March 29th, 2009 by Manda | 6 Comments | Filed in Friends, Question of the Week, Relationships

A guy and a girl can be just friends, but at one point or another, they will fall for each other… maybe temporarily, maybe at the wrong time, maybe too late, or maybe forever.
- Dave Matthews

The majority of my good friends are male, and while I have been only friends with almost all of them (as in, there has been no romantic history between us), some of my good male friends and I have experimented with being in a relationship, with varying results. While there were different reasons for each relationship not working out, I have remained on good terms with all of my exes, even if the initial transition from boyfriend/girlfriend to friends was a little rocky. Still, though, I feel that regardless of whether or not I have dated my good male friends, there’s a certain element of attraction between us. It doesn’t matter how small or overwhelming this sense of attraction is, but the fact remains that it is there.

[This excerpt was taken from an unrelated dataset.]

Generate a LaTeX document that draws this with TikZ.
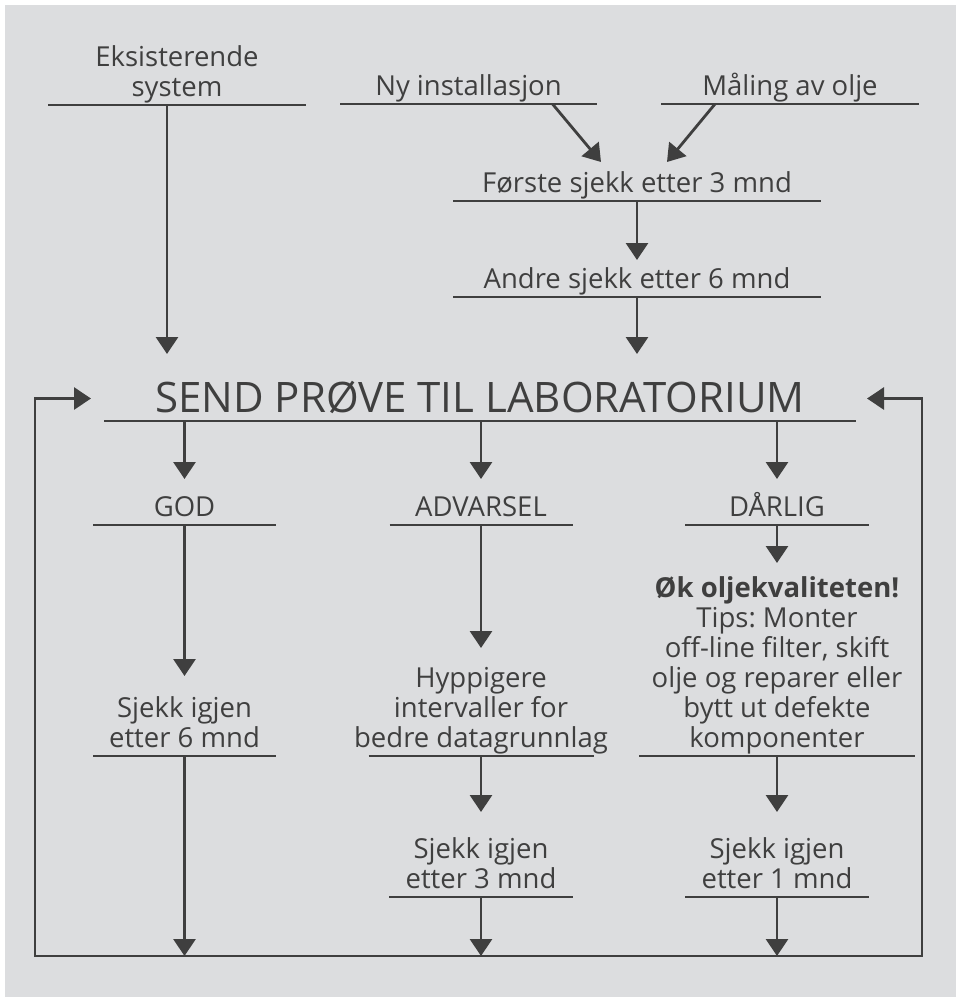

After years of maintaining that boys and girls can be friends without any sexual tension becoming involved, my experiences in high school and college have slowly changed my mind. I think that if a guy and a girl are really good friends, there is some degree of underlying sexual tension between the two. That doesn’t mean that either have to act upon this tension, or that it will even make a difference in the friendship, but it is still there, no matter how much tension exists. In some cases, it might require a delicate balancing act between the two parties to take care that neither slip into the dangerous “more than friends” territory, especially if the other only views the person as a friend, or weeks and months and years might pass before one realizes that all along, they’ve loved the other as more than a friend for all this time.

Question of the Week: Do you think two people of the opposite sex can be friends without any attraction whatsoever?